Sledog Alaskan Malamutes and Greenland Dogs

 

The Alaskan Malamute is a direct descendant of the Northern or Arctic Wolf and is the largest and most imposing of the UK Kennel Club recognised sled dog breeds. A dog should typically stand 25–28 ins (64–71 cm) and a bitch 23–26 ins (58–66 cm) at the withers with their weight ranging from 85–125 lbs. (38–56 kgs).

Originally used by the Mahlemut indigenous tribes of Alaska, from where their name is derived, they were predominantly used as a freighting dog capable of hauling substantially loaded sleds over considerable distances, for long periods at a time. They could be referred to as the Shire horse of sled dogs.

The owner of an Alaskan Malamute today must be both patient and determined when training, particularly in the early months of a dog’s life, but will find the rewards wholly worthwhile. They are an independent and dominant breed and will challenge their owner so training must be persistent, patient and consistent in correcting the dog throughout it’s adolescence and into it’s maturity at around 3 years of age. This is essential for a dog of this size possessing immense power and strength. 

The Alaskan Malamute is not a ‘one man dog’ showing no particular loyalty to a family member and also does not make for a good guard dog. Although their size and appearance could deter any potential burglar, they should not show aggression towards people. Their dominance however is more apparent with other dogs of the same sex; they may not start any trouble but they also may not back down.

The Alaskan Malamute has a waterproof double coat consisting of a dense, oily and woolly undercoat and a thick coarse guard coat. The double coat traps air close to the dog’s body thus keeping it warm with it’s own body heat in sub zero temperatures. The coat should be regularly groomed to be kept in good condition and this should start from a young age to get a puppy used to it. The coat should be brushed vigorously using either a strong pin brush or a slicker brush against the natural lay of the coat first which enables the brush to reach both coats down to the skin. The coat should then be brushed in the natural direction to finish off. Normally twice a year, the dog will shed it’s woolly undercoat and a rake should be used to remove this dead hair quickly and effectively. This coat shedding will last for around 2 to 3 weeks and bathing the dog at this time can also help, although they are not a breed that needs to be bathed regularly. The quicker the dead hair is removed, the quicker the new undercoat can grow back. The dog’s nails will also need to be trimmed from time to time and the occasional trimming of the hair around the feet may be necessary but the Alaskan Malamute is a natural breed which on no account should have it’s coat trimmed or clipped.

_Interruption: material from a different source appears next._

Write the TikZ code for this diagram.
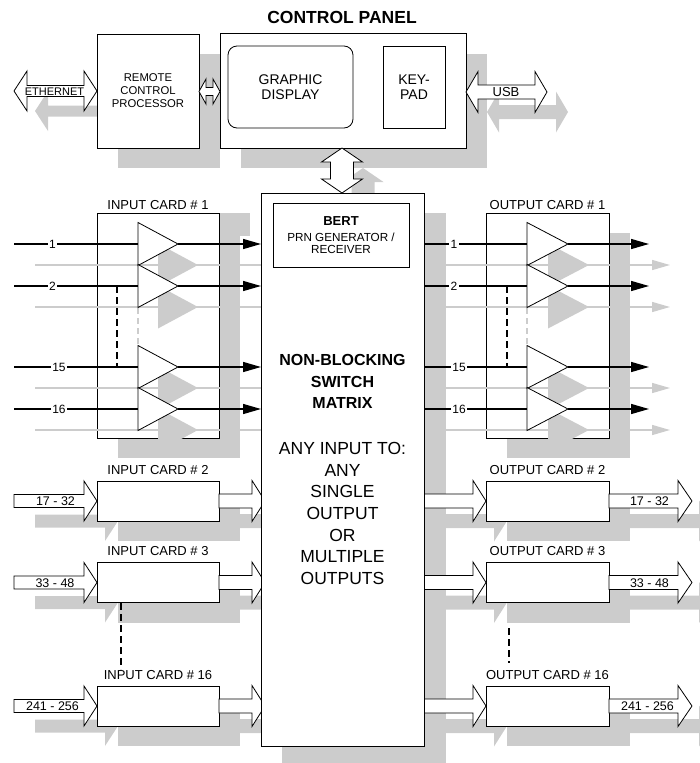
\documentclass[tikz,border=0pt]{standalone}
\usepackage{fontspec}
\setmainfont{Liberation Sans}
\usetikzlibrary{arrows.meta}
\definecolor{shgray}{RGB}{204,204,204}
\newcommand\fsz[1]{\fontsize{#1}{#1}\selectfont}
% right-pointing fat arrow: opts, x1, x2, yc, shaft half, head half, head length
\newcommand\myFatR[7][]{%
  \path[#1] ({#2},{#4-#5}) -- ({#3-#7},{#4-#5}) -- ({#3-#7},{#4-#6}) -- ({#3},{#4})
    -- ({#3-#7},{#4+#6}) -- ({#3-#7},{#4+#5}) -- ({#2},{#4+#5}) -- cycle;}
% horizontal double arrow
\newcommand\myDblH[7][]{%
  \path[#1] ({#2},{#4}) -- ({#2+#7},{#4-#6}) -- ({#2+#7},{#4-#5}) -- ({#3-#7},{#4-#5})
    -- ({#3-#7},{#4-#6}) -- ({#3},{#4}) -- ({#3-#7},{#4+#6}) -- ({#3-#7},{#4+#5})
    -- ({#2+#7},{#4+#5}) -- ({#2+#7},{#4+#6}) -- cycle;}
% vertical double arrow: opts, y1, y2, xc, shaft half, head half, head length
\newcommand\myDblV[7][]{%
  \path[#1] ({#4},{#2}) -- ({#4+#6},{#2+#7}) -- ({#4+#5},{#2+#7}) -- ({#4+#5},{#3-#7})
    -- ({#4+#6},{#3-#7}) -- ({#4},{#3}) -- ({#4-#6},{#3-#7}) -- ({#4-#5},{#3-#7})
    -- ({#4-#5},{#2+#7}) -- ({#4-#6},{#2+#7}) -- cycle;}
\begin{document}
\begin{tikzpicture}[x=1pt,y=-1pt,
  box/.style={draw=black, fill=white, line width=0.8pt, inner sep=0pt, outer sep=0pt},
  sig/.style={line width=1.4pt},
  gsig/.style={draw=shgray, line width=1.4pt},
  tri/.style={draw=black, fill=white, line width=0.8pt},
  lbl/.style={fill=white, inner sep=1.2pt, font=\fsz{12}},
  cardlbl/.style={font=\fsz{13}, inner sep=0pt},
  fat/.style={draw=black, fill=white, line width=0.8pt},
  shd/.style={fill=shgray, draw=none},
  dsh/.style={line width=1.3pt, dash pattern=on 7pt off 4pt},
  gdsh/.style={draw=shgray, line width=1.2pt, dash pattern=on 6pt off 4pt},
  tip/.style={-{Triangle[length=18pt,width=10pt]}}
]
\useasboundingbox (0,0) rectangle (699,763);

% ---------------- shadows ----------------
\fill[shd] (118,54) rectangle (220,168);
\fill[shd] (241,54) rectangle (487,168);
\myDblH[shd]{35}{118}{111}{5.5}{20}{13}
\myDblH[shd]{487}{568}{112}{7}{20.5}{12}
\myDblV[shd]{168}{213}{363}{11.5}{20.5}{14}
\fill[shd] (282,213) rectangle (446,770);
\fill[shd] (118,233) rectangle (240,458);
\fill[shd] (220,213) rectangle (250,236);
\fill[shd] (507,233) rectangle (630,458);
\foreach \yc in {501,582.5,706}{
  \fill[shd] (118,\yc) rectangle (240,\yc+40);
  \fill[shd] (507,\yc) rectangle (630,\yc+40);
  \myFatR[shd]{35}{118}{\yc+20}{6.5}{20}{13}
  \myFatR[shd]{240}{286}{\yc+20}{7}{20.5}{13}
  \myFatR[shd]{445}{507}{\yc+20}{7}{20.5}{13}
  \myFatR[shd]{630}{713}{\yc+20}{7}{20.5}{14}
}

% ---------------- control panel area ----------------
\node[font=\bfseries\fsz{17.5}] (cptitle) at (342,17) {CONTROL PANEL};
\node[box, minimum width=246, minimum height=115] (cp) at (343,90.5) {};
\node[box, rounded corners=9pt, minimum width=125, minimum height=82, align=center,
      font=\fontsize{14}{15.5}\selectfont] (gd) at (290.5,87) {GRAPHIC\\DISPLAY};
\node[box, minimum width=62, minimum height=82, align=center,
      font=\fontsize{14}{15.5}\selectfont] (kp) at (414,87) {KEY-\\PAD};
\node[box, minimum width=102, minimum height=114, align=center,
      font=\fontsize{11.3}{13}\selectfont] (rcp) at (148,91) {REMOTE\\CONTROL\\PROCESSOR};

\myDblH[fat]{14}{97}{91}{5.5}{20}{13}
\node[font=\fsz{11}, inner sep=0pt] (eth) at (54.5,91.5) {ETHERNET};
\myDblH[fat]{199}{220}{91.5}{4}{12.5}{7}
\myDblH[fat]{466}{547}{92}{7}{20.5}{12}
\node[font=\fsz{13}, inner sep=0pt] (usb) at (506,92.5) {USB};
\myDblV[fat]{148}{193}{342}{11.5}{20.5}{14}

% ---------------- card #1 boxes ----------------
\node[cardlbl] (ic1l) at (158,205) {INPUT CARD \# 1};
\node[box, minimum width=122, minimum height=225] (ic1) at (158,325.5) {};
\node[cardlbl] (oc1l) at (547.5,205) {OUTPUT CARD \# 1};
\node[box, minimum width=123, minimum height=225] (oc1) at (547.5,325.5) {};

% gray shadow lines and triangles
\foreach \r in {244,286,367,409}{
  \draw[gsig] (35,\r+21) -- (282,\r+21);
  \draw[gsig, tip, -{Triangle[length=18pt,width=10pt,fill=shgray]}] (445,\r+21) -- (670,\r+21);
  \fill[shgray] (158,\r-0.5) -- (198,\r+21) -- (158,\r+42.5) -- cycle;
  \fill[shgray] (548,\r-0.5) -- (589,\r+21) -- (548,\r+42.5) -- cycle;
}
\draw[gdsh] (138,308) -- (138,344);
\draw[gdsh] (527,308) -- (527,344);

% white triangles
\foreach \r in {244,286,367,409}{
  \draw[tri] (138,\r-21.5) -- (178,\r) -- (138,\r+21.5) -- cycle;
  \draw[tri] (527,\r-21.5) -- (568,\r) -- (527,\r+21.5) -- cycle;
}

% black signal lines
\foreach \r/\lab/\ilx/\olx in {244/1/52.5/454, 286/2/52.5/454, 367/15/59/459, 409/16/59/459}{
  \draw[sig] (14,\r) -- (138,\r);
  \node[lbl] (inl\lab) at (\ilx,\r) {\lab};
  \draw[sig, tip] (178,\r) -- (261,\r);
  \draw[sig] (424,\r) -- (527,\r);
  \node[lbl] (outl\lab) at (\olx,\r) {\lab};
  \draw[sig, tip] (568,\r) -- (649,\r);
}
\draw[dsh] (117,286) -- (117,367);
\draw[dsh] (507,286) -- (507,367);

% ---------------- cards 2, 3, 16 ----------------
\foreach \yc/\n/\lab/\ilx/\olx in {501/2/17 - 32/55.5/649.5, 582.5/3/33 - 48/55/649.5, 706/16/241 - 256/52.5/647.5}{
  \node[cardlbl] (icl\n) at (158,\yc-31) {INPUT CARD \# \n};
  \node[box, minimum width=122, minimum height=40] (ic\n) at (158,\yc) {};
  \node[cardlbl] (ocl\n) at (547.5,\yc-31) {OUTPUT CARD \# \n};
  \node[box, minimum width=123, minimum height=40] (oc\n) at (547.5,\yc) {};
  \myFatR[fat]{14}{97}{\yc}{6.5}{20}{13}
  \node[font=\fsz{12.5}, inner sep=0pt] (inr\n) at (\ilx,\yc+0.5) {\lab};
  \myFatR[fat]{219}{265}{\yc}{7}{20.5}{13}
  \myFatR[fat]{424}{486}{\yc}{7}{20.5}{13}
  \myFatR[fat]{609}{692}{\yc}{7}{20.5}{14}
  \node[font=\fsz{12.5}, inner sep=0pt] (outr\n) at (\olx,\yc+0.5) {\lab};
}
\draw[dsh] (121,603) -- (121,669);
\draw[dsh] (509,628) -- (509,663);

% ---------------- switch matrix ----------------
\node[box, minimum width=163, minimum height=553] (mx) at (342.5,469.5) {};
\node[box, minimum width=136, minimum height=64] (bert) at (341,235) {};
\node[font=\bfseries\fsz{13}, inner sep=0pt] (bert1) at (341,221) {BERT};
\node[font=\fsz{11.7}, inner sep=0pt] (bert2) at (341,237) {PRN GENERATOR /};
\node[font=\fsz{11.7}, inner sep=0pt] (bert3) at (341,249.5) {RECEIVER};
\node[font=\bfseries\fontsize{16}{21.5}\selectfont, align=center, inner sep=0pt] (mxt1) at (342.5,381.5)
  {NON-BLOCKING\\SWITCH\\MATRIX};
\node[font=\fontsize{17.5}{21.7}\selectfont, align=center, inner sep=0pt] (mxt2) at (342.5,513.5)
  {ANY INPUT TO:\\ANY\\SINGLE\\OUTPUT\\OR\\MULTIPLE\\OUTPUTS};
\end{tikzpicture}
\end{document}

With this coat, which is common to all Nordic dogs, the Alaskan Malamute is equally happy to live inside or outside. However, this decision should be made at a very young age so that the dog can get used to it’s new home, as they will not take kindly to having to change this routine once it is established. Should the decision be made for the dog to live outside, adequate shelter from the elements should be provided to avoid suffering discomfort in the wind and rain, or from heat stroke. Regardless of where they are living, they must have sufficient stimulation to keep them occupied. They are a highly intelligent yet stubborn breed which not only makes them a challenge to train, but also they can become easily bored. This could lead them to become destructive, take to digging or excessive howling. They may of course do any of these to challenge the owner from time to time which must be swiftly and consistently corrected to show the dog who is in charge. They are a pack animal and will respect a hierarchy once it is established.

It is very important that a mature Alaskan Malamute is exercised every day. It is equally important however that a young puppy is not over exercised as the breed’s heavy bone structure can be irreparably damaged by doing this. Instead, a puppy’s exercise should be built up slowly and steadily for as little as 10 minutes each day for one around 3 months of age, as they are already using up considerable levels of energy in play. In the same manner, it is vital not to under feed a puppy as it is this large intake of food at an early age that helps them develop their bone structure. You can always take excess weight off a puppy at a later stage but can never put bone on if it is not there.